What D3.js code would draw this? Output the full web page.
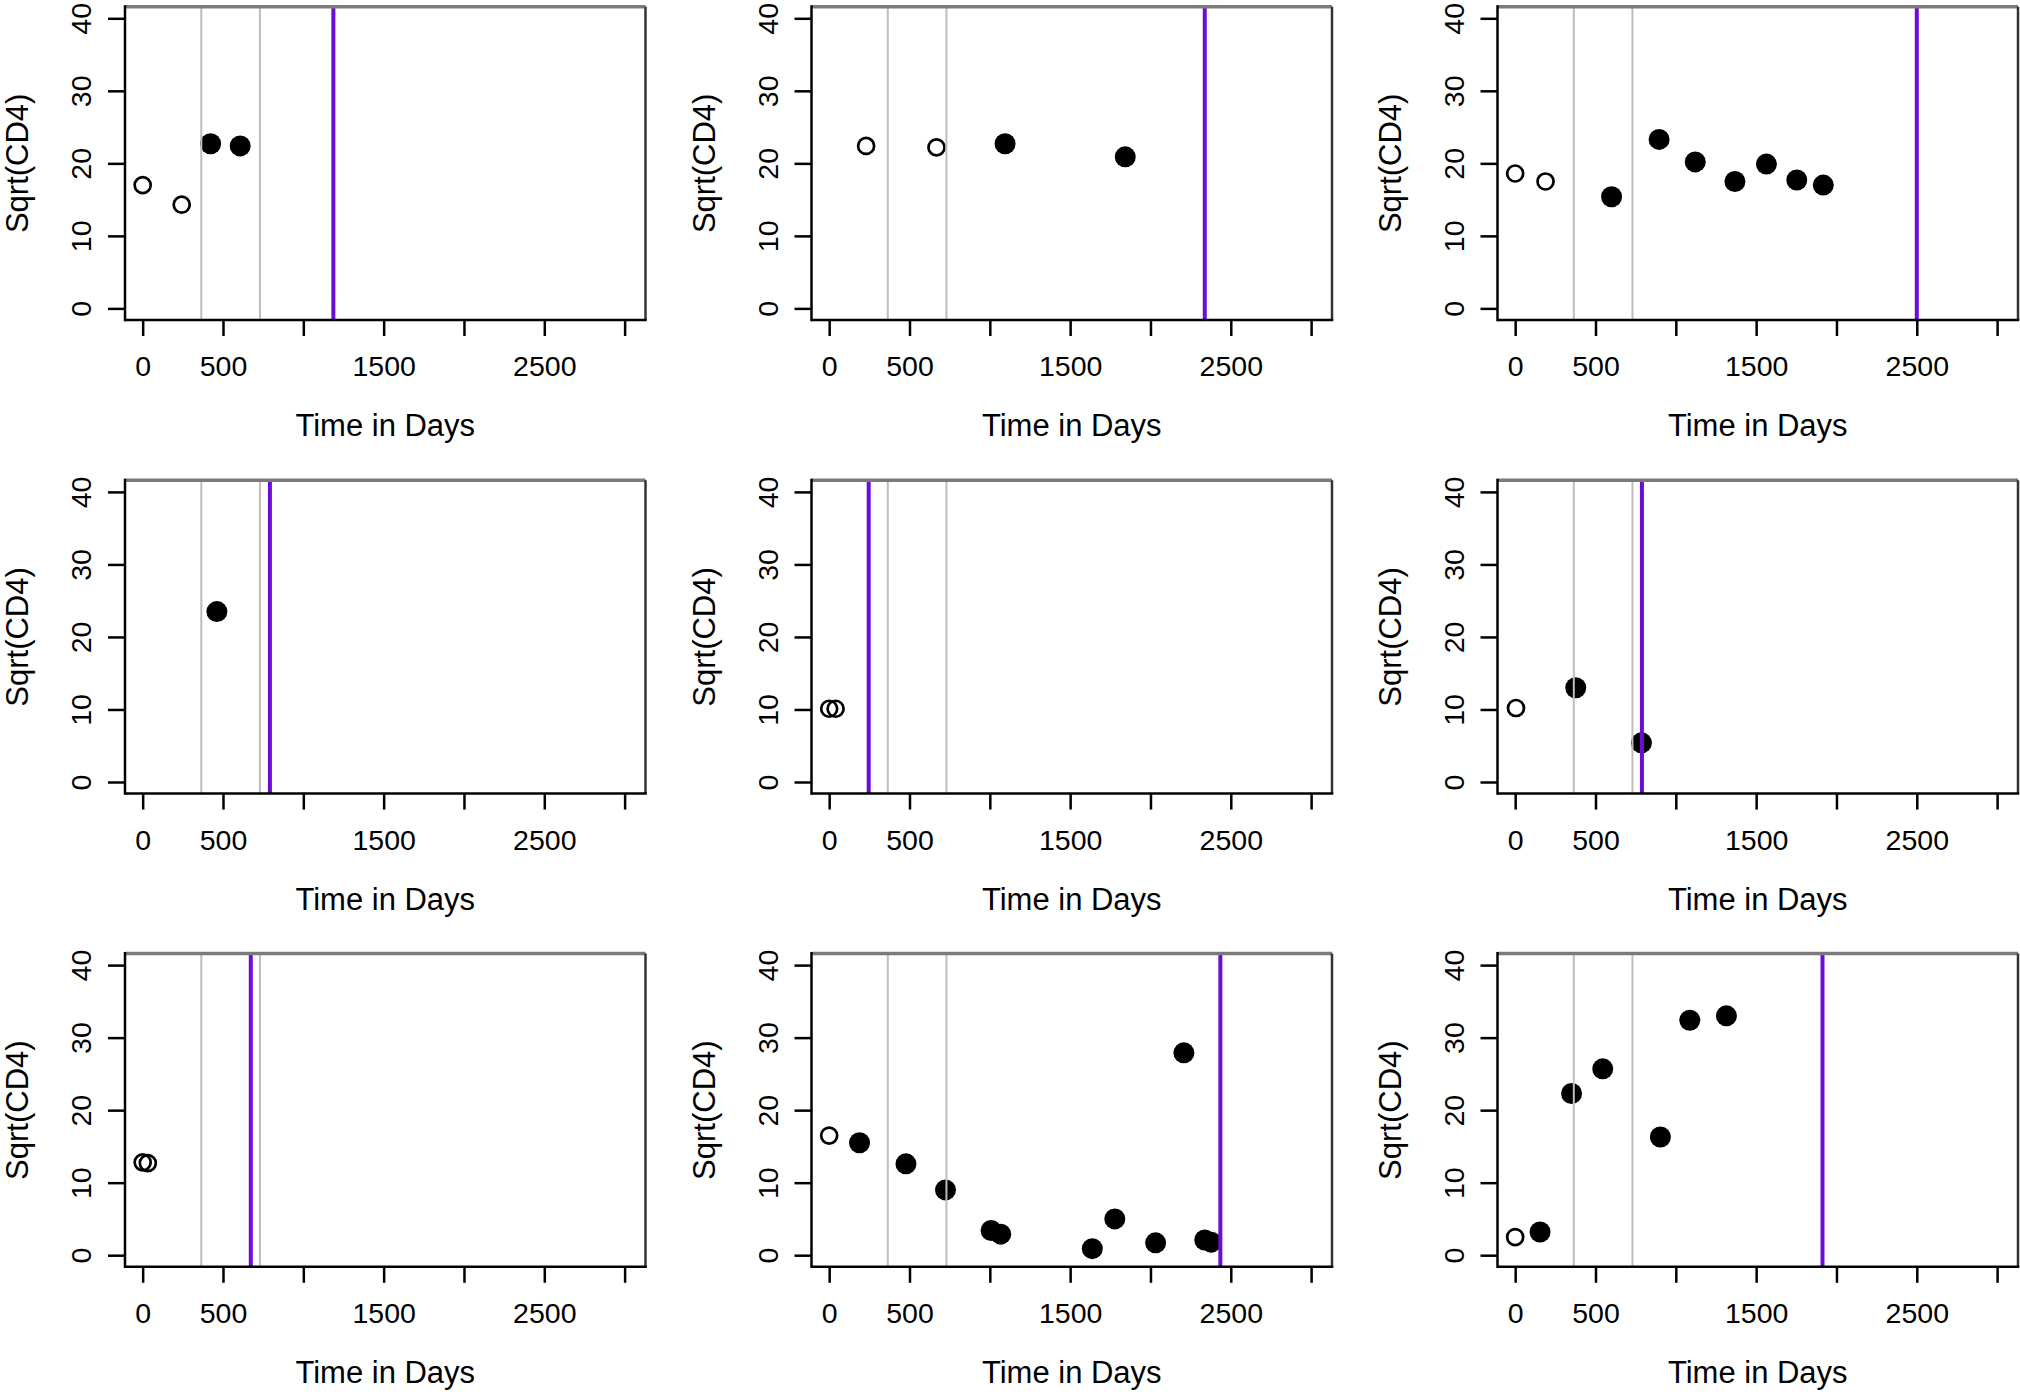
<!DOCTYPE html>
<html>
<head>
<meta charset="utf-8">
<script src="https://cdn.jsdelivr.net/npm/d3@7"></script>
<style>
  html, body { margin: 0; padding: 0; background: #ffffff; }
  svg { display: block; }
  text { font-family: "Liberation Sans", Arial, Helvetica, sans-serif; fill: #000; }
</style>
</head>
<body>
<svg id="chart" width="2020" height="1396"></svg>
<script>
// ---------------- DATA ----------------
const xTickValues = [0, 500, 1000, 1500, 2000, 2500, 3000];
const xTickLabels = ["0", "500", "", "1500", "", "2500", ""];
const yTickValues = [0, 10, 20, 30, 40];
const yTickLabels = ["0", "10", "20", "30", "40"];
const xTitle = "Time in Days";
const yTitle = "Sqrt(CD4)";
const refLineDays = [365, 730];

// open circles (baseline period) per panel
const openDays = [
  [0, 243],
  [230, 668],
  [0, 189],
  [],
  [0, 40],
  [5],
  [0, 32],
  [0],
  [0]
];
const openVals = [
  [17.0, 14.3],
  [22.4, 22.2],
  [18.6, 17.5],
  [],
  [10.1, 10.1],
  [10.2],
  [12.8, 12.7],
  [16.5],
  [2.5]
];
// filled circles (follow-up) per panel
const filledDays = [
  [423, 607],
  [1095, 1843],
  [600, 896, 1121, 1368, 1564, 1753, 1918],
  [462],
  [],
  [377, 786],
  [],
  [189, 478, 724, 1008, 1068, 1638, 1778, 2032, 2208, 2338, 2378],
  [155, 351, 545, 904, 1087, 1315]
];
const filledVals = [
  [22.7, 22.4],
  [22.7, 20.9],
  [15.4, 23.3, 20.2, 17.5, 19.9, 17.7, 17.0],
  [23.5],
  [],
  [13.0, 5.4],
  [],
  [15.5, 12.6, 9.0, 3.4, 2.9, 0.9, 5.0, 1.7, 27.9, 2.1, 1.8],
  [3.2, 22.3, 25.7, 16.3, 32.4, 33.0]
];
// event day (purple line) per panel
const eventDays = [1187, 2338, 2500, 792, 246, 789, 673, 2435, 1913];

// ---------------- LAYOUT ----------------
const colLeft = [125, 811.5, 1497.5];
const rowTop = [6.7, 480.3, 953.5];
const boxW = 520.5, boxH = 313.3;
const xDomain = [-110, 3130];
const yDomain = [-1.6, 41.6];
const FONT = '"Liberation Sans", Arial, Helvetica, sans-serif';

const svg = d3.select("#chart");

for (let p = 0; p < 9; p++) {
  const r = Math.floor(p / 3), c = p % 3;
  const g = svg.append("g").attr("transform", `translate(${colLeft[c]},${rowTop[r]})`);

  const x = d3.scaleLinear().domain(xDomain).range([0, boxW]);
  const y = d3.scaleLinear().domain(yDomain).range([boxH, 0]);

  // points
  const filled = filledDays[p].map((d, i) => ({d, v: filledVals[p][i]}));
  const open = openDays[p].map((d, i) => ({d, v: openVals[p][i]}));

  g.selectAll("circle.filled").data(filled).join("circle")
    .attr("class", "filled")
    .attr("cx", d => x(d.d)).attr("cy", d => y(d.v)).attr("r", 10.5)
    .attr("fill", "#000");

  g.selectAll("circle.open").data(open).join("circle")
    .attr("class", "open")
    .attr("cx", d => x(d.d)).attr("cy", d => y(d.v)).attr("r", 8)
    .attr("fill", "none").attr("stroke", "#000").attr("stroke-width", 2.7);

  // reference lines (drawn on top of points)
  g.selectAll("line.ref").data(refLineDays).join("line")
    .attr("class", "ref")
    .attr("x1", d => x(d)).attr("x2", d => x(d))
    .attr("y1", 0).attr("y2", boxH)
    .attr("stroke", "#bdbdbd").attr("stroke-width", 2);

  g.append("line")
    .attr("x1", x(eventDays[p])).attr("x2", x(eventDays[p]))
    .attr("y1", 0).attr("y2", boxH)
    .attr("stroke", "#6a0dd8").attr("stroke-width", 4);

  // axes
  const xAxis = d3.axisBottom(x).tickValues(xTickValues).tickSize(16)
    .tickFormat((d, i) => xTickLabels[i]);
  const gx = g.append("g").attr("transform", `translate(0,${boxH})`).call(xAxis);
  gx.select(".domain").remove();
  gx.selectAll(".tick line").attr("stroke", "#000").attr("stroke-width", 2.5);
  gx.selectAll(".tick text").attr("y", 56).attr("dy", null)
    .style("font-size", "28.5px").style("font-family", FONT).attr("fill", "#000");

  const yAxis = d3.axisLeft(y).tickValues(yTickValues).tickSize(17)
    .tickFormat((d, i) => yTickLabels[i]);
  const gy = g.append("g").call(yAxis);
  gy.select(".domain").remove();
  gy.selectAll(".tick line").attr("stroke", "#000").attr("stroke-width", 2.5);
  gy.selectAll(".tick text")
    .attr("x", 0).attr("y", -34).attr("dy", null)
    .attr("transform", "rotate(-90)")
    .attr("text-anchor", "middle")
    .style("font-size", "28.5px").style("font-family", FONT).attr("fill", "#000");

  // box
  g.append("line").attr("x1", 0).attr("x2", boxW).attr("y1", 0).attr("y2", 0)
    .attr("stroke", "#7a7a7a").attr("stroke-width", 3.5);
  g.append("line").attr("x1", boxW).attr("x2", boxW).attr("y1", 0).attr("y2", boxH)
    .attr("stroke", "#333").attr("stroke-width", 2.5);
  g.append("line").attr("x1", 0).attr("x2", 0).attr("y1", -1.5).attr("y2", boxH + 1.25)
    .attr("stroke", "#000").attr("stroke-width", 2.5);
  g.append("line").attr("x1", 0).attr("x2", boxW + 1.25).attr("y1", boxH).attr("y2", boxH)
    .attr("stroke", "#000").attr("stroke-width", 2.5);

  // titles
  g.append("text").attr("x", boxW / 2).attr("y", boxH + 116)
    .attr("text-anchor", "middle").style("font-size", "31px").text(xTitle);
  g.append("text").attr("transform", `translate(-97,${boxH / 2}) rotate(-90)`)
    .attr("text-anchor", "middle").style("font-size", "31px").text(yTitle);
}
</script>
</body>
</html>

========================================

> _Work instructions_
Look at the listing and set down only the lines from its start through the line with "673, 2435, 1913];", word for word and without pictures.

> _Task solution_
What D3.js code would draw this? Output the full web page.
<!DOCTYPE html>
<html>
<head>
<meta charset="utf-8">
<script src="https://cdn.jsdelivr.net/npm/d3@7"></script>
<style>
  html, body { margin: 0; padding: 0; background: #ffffff; }
  svg { display: block; }
  text { font-family: "Liberation Sans", Arial, Helvetica, sans-serif; fill: #000; }
</style>
</head>
<body>
<svg id="chart" width="2020" height="1396"></svg>
<script>
// ---------------- DATA ----------------
const xTickValues = [0, 500, 1000, 1500, 2000, 2500, 3000];
const xTickLabels = ["0", "500", "", "1500", "", "2500", ""];
const yTickValues = [0, 10, 20, 30, 40];
const yTickLabels = ["0", "10", "20", "30", "40"];
const xTitle = "Time in Days";
const yTitle = "Sqrt(CD4)";
const refLineDays = [365, 730];

// open circles (baseline period) per panel
const openDays = [
  [0, 243],
  [230, 668],
  [0, 189],
  [],
  [0, 40],
  [5],
  [0, 32],
  [0],
  [0]
];
const openVals = [
  [17.0, 14.3],
  [22.4, 22.2],
  [18.6, 17.5],
  [],
  [10.1, 10.1],
  [10.2],
  [12.8, 12.7],
  [16.5],
  [2.5]
];
// filled circles (follow-up) per panel
const filledDays = [
  [423, 607],
  [1095, 1843],
  [600, 896, 1121, 1368, 1564, 1753, 1918],
  [462],
  [],
  [377, 786],
  [],
  [189, 478, 724, 1008, 1068, 1638, 1778, 2032, 2208, 2338, 2378],
  [155, 351, 545, 904, 1087, 1315]
];
const filledVals = [
  [22.7, 22.4],
  [22.7, 20.9],
  [15.4, 23.3, 20.2, 17.5, 19.9, 17.7, 17.0],
  [23.5],
  [],
  [13.0, 5.4],
  [],
  [15.5, 12.6, 9.0, 3.4, 2.9, 0.9, 5.0, 1.7, 27.9, 2.1, 1.8],
  [3.2, 22.3, 25.7, 16.3, 32.4, 33.0]
];
// event day (purple line) per panel
const eventDays = [1187, 2338, 2500, 792, 246, 789, 673, 2435, 1913];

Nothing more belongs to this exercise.